We live about five miles from the Mall of America, so every ten years or so I go. Today was the day for the 2010s. The occasion was a kid's birthday party at Build-A-Bear. Some places (Target Field) I love and others (like everywhere retirees move to) have for me no appeal at all. (Line from Seinfeld: "My parents live in Florida now. They hate it, but they're retired, and there are laws.") I'm conflicted about Mall of America, however.

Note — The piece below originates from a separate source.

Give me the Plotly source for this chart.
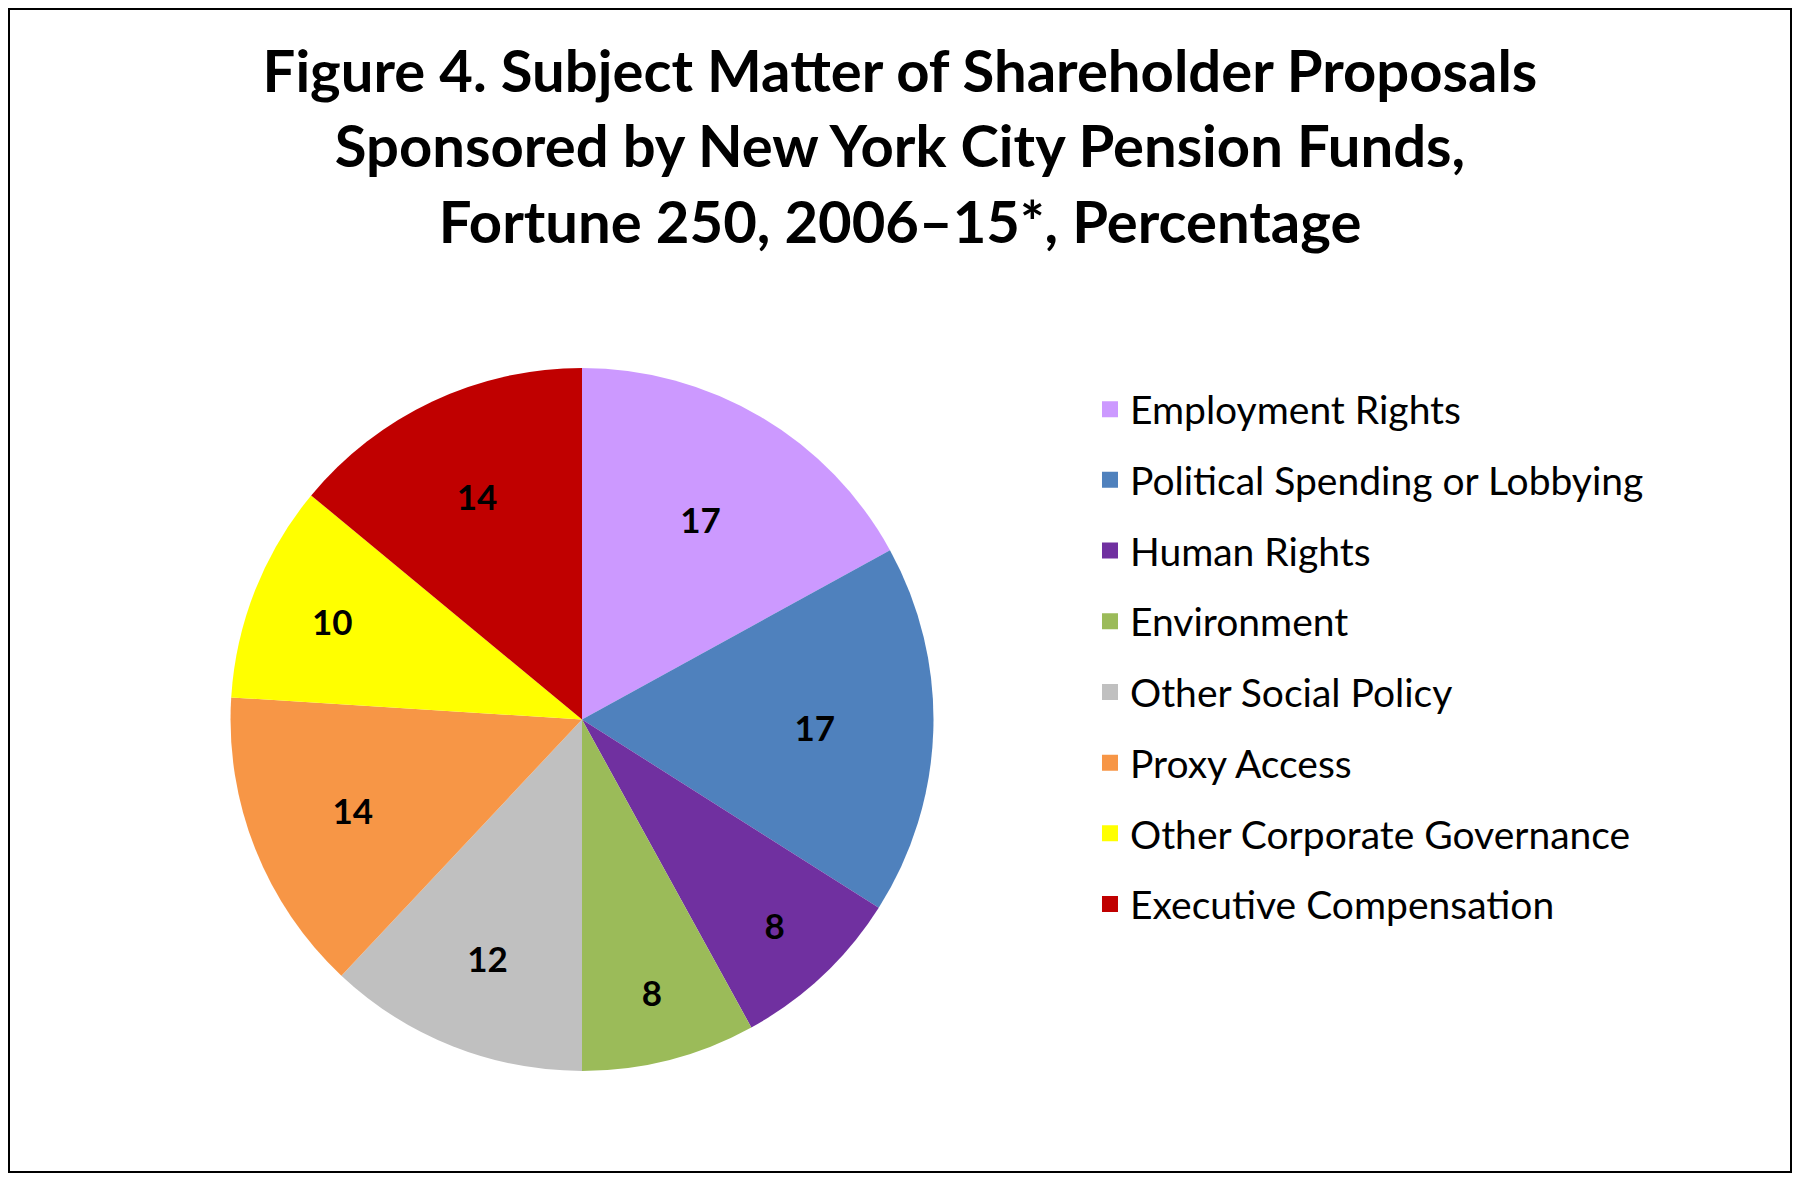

If I liked The Mall (as we call it here, "Southdale" being Southdale and "Ridgedale" being Ridgedale but "The Mall" being The Big One that you hear tourists talking about in the seat behind you while landing at our airport) I'd go more than once a decade. The Cathedral of Consumerism aspect of it repels me, and I felt sort of nostalgic today for the era when birthday parties were at the birthday kid's house and cost mom and dad a Duncan Hines cake mix and some candles. Also, if you are inclined to sneer--and I am--The Mall allows you to practice. Every ten minutes or so you see something not less eye-opening than, say, a morbidly obese woman of indeterminate age sipping a vat-sized soft drink while blocking the escalator's passing lane: she is wearing slippers [sic], sweatpants, and a tent of a t-shirt that, you realize when you spot her again later, bears a message advancing the cause of the National Rifle Association. If I never left south Minneapolis, I'd doubt the polls showing Trump at 40% and rising.
On the other hand. What a critic said of The Canterbury Tales--"Here is God's plenty"--could be said of MOA. If you don't like it, you must not like life. All the people, to all appearances from every conceivable demographic group, out on a Sunday afternoon to have a little fun. Who can be against that? So what if I'd rather read a book or watch the Twins. Someone correctly observed that the Puritans opposed bear baiting not because it was cruel to animals but because people enjoyed it. They'd hate MOA, too. Therefore it gets a mark in the credit column.